_Problem to work on_:
Below are the records; give again exactly the lines from the one containing "Generate a web" through the one containing "const pts = vals", leaving out pictures.

_Supplied data_:

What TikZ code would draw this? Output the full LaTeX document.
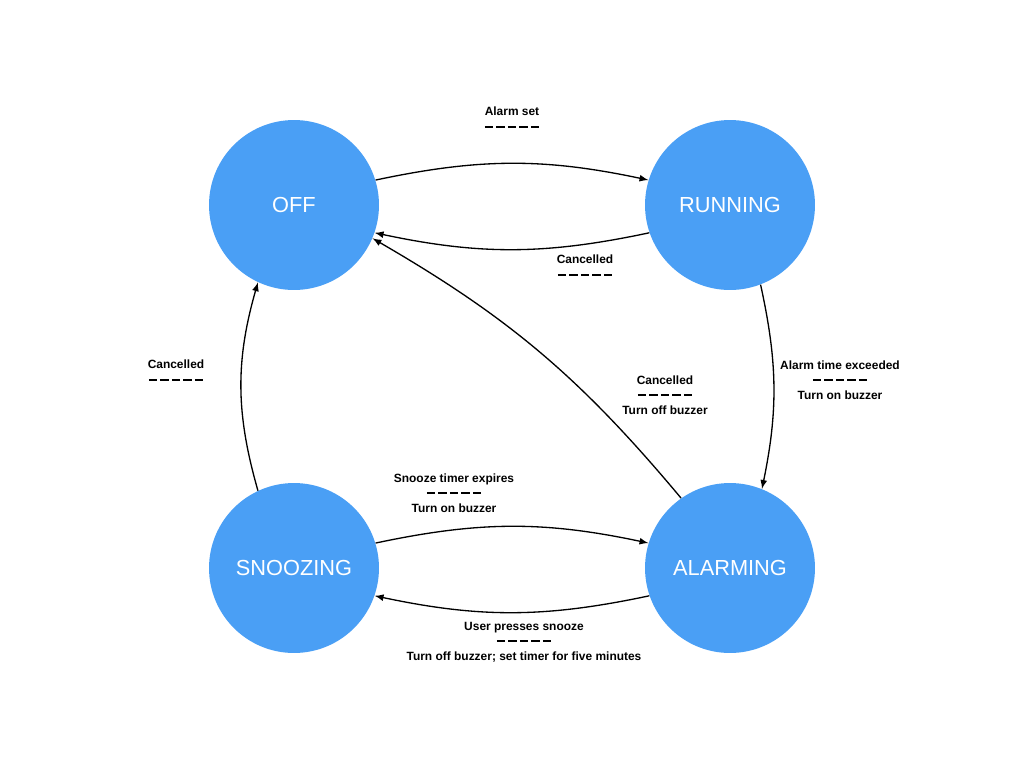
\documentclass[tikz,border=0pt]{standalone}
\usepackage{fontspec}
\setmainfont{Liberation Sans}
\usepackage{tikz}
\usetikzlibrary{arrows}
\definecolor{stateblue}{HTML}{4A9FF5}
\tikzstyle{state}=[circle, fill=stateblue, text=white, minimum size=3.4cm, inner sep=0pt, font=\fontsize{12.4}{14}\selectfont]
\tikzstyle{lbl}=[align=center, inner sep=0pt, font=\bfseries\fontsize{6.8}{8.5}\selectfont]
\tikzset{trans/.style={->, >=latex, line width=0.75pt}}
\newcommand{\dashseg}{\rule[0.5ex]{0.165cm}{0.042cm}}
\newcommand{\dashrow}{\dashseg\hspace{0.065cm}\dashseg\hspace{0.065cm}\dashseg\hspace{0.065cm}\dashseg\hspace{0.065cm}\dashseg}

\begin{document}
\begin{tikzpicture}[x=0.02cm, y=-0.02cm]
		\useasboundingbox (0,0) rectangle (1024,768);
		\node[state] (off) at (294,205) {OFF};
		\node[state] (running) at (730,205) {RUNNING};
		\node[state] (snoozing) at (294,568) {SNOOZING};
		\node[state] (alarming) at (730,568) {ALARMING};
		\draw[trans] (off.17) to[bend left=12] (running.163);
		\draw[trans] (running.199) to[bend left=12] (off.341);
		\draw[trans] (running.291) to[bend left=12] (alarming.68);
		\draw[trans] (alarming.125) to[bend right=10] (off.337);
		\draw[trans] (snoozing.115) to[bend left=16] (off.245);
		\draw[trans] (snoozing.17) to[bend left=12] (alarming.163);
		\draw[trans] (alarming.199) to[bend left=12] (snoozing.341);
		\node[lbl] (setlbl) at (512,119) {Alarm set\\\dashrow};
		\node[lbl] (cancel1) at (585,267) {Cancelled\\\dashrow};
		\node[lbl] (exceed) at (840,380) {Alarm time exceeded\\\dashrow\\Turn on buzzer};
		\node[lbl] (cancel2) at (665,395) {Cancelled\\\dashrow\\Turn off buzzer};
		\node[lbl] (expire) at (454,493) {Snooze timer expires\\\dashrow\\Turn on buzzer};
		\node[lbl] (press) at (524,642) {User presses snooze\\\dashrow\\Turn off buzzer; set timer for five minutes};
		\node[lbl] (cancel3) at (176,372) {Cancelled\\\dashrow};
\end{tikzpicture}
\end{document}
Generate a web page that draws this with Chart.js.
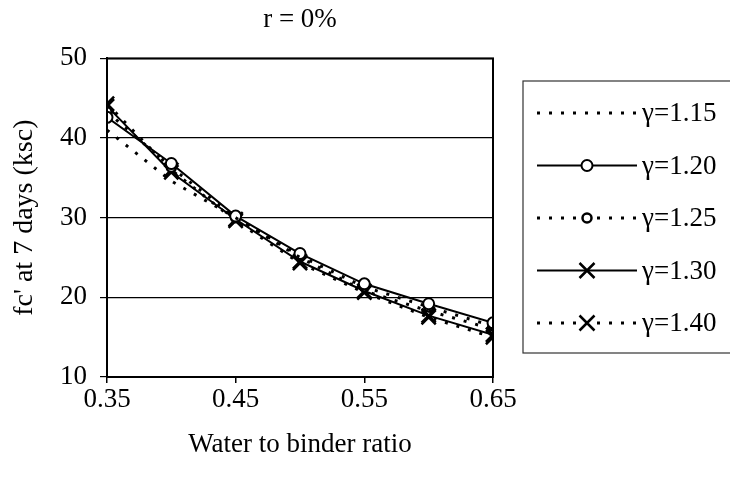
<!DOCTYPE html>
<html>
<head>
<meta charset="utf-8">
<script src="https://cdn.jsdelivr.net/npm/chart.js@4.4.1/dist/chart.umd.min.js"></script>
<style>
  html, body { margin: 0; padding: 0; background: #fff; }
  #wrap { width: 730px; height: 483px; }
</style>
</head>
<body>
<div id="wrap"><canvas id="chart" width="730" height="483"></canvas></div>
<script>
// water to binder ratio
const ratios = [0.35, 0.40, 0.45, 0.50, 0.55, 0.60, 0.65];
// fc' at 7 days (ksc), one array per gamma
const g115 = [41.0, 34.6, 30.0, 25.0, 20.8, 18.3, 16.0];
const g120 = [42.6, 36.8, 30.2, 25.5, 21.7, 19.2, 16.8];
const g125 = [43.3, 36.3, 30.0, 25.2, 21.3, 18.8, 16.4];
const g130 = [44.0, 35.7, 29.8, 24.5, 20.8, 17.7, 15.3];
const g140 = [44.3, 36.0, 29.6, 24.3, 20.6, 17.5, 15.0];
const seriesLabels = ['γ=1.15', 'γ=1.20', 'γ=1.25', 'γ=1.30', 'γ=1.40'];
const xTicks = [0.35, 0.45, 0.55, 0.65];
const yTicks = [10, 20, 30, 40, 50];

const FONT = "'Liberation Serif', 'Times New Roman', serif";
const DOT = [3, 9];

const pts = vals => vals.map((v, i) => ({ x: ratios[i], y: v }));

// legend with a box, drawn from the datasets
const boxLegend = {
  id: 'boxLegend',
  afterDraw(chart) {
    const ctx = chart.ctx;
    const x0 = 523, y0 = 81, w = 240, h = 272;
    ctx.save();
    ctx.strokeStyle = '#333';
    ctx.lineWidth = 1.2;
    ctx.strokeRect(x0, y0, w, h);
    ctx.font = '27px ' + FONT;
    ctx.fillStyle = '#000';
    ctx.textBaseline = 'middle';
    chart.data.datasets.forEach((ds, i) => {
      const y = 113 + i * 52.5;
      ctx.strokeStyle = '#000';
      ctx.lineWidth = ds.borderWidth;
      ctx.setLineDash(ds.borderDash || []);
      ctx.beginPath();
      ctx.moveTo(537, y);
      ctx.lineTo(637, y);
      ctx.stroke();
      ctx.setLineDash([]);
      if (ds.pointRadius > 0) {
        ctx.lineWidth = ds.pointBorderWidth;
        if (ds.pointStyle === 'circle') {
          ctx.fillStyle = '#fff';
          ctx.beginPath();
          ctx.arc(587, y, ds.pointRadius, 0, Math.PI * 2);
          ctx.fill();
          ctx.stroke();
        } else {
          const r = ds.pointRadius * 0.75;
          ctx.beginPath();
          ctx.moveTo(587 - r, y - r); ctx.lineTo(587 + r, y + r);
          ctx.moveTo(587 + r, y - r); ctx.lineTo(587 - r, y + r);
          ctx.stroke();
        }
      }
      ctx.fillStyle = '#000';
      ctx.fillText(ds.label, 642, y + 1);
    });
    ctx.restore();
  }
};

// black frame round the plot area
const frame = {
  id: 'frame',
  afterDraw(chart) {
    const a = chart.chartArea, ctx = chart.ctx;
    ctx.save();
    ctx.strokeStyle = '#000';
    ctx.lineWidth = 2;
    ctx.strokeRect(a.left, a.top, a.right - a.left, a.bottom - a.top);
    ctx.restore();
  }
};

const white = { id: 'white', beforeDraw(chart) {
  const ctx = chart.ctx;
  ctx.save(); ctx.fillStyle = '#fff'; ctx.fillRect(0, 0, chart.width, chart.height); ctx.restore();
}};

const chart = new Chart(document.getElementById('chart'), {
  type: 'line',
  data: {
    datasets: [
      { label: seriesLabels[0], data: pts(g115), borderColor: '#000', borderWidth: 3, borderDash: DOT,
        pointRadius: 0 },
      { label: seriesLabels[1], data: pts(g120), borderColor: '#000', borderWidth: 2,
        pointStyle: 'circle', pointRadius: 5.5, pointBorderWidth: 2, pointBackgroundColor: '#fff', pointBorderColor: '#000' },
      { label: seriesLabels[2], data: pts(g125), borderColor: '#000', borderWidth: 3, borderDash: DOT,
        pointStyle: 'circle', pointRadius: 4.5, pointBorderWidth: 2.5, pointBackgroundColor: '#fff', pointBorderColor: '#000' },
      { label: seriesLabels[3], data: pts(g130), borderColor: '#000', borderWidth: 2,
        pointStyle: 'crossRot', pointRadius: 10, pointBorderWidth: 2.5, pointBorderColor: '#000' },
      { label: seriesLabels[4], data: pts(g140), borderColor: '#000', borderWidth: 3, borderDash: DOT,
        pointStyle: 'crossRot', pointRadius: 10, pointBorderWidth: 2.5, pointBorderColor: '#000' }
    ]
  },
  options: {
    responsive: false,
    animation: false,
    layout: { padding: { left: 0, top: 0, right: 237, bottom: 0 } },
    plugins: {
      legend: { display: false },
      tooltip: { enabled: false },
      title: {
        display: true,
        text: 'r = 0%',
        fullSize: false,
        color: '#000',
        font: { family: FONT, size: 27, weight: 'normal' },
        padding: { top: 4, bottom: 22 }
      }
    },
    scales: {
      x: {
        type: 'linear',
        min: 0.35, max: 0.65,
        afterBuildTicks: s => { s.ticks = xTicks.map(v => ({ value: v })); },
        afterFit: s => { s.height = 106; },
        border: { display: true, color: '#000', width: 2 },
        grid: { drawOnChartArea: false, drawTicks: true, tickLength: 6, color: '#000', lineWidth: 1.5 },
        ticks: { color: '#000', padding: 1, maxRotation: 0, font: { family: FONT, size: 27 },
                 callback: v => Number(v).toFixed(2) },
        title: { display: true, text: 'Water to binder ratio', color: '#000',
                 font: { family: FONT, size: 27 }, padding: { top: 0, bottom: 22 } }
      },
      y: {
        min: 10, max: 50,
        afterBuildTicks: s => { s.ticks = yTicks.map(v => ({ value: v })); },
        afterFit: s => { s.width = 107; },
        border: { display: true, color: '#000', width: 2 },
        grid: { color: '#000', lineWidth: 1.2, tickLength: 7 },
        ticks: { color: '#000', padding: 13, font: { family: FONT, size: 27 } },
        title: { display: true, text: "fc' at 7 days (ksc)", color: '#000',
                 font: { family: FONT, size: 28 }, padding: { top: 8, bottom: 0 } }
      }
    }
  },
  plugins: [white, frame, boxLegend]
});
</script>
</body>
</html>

_Response to this task_:
Generate a web page that draws this with Chart.js.
<!DOCTYPE html>
<html>
<head>
<meta charset="utf-8">
<script src="https://cdn.jsdelivr.net/npm/chart.js@4.4.1/dist/chart.umd.min.js"></script>
<style>
  html, body { margin: 0; padding: 0; background: #fff; }
  #wrap { width: 730px; height: 483px; }
</style>
</head>
<body>
<div id="wrap"><canvas id="chart" width="730" height="483"></canvas></div>
<script>
// water to binder ratio
const ratios = [0.35, 0.40, 0.45, 0.50, 0.55, 0.60, 0.65];
// fc' at 7 days (ksc), one array per gamma
const g115 = [41.0, 34.6, 30.0, 25.0, 20.8, 18.3, 16.0];
const g120 = [42.6, 36.8, 30.2, 25.5, 21.7, 19.2, 16.8];
const g125 = [43.3, 36.3, 30.0, 25.2, 21.3, 18.8, 16.4];
const g130 = [44.0, 35.7, 29.8, 24.5, 20.8, 17.7, 15.3];
const g140 = [44.3, 36.0, 29.6, 24.3, 20.6, 17.5, 15.0];
const seriesLabels = ['γ=1.15', 'γ=1.20', 'γ=1.25', 'γ=1.30', 'γ=1.40'];
const xTicks = [0.35, 0.45, 0.55, 0.65];
const yTicks = [10, 20, 30, 40, 50];

const FONT = "'Liberation Serif', 'Times New Roman', serif";
const DOT = [3, 9];

const pts = vals => vals.map((v, i) => ({ x: ratios[i], y: v }));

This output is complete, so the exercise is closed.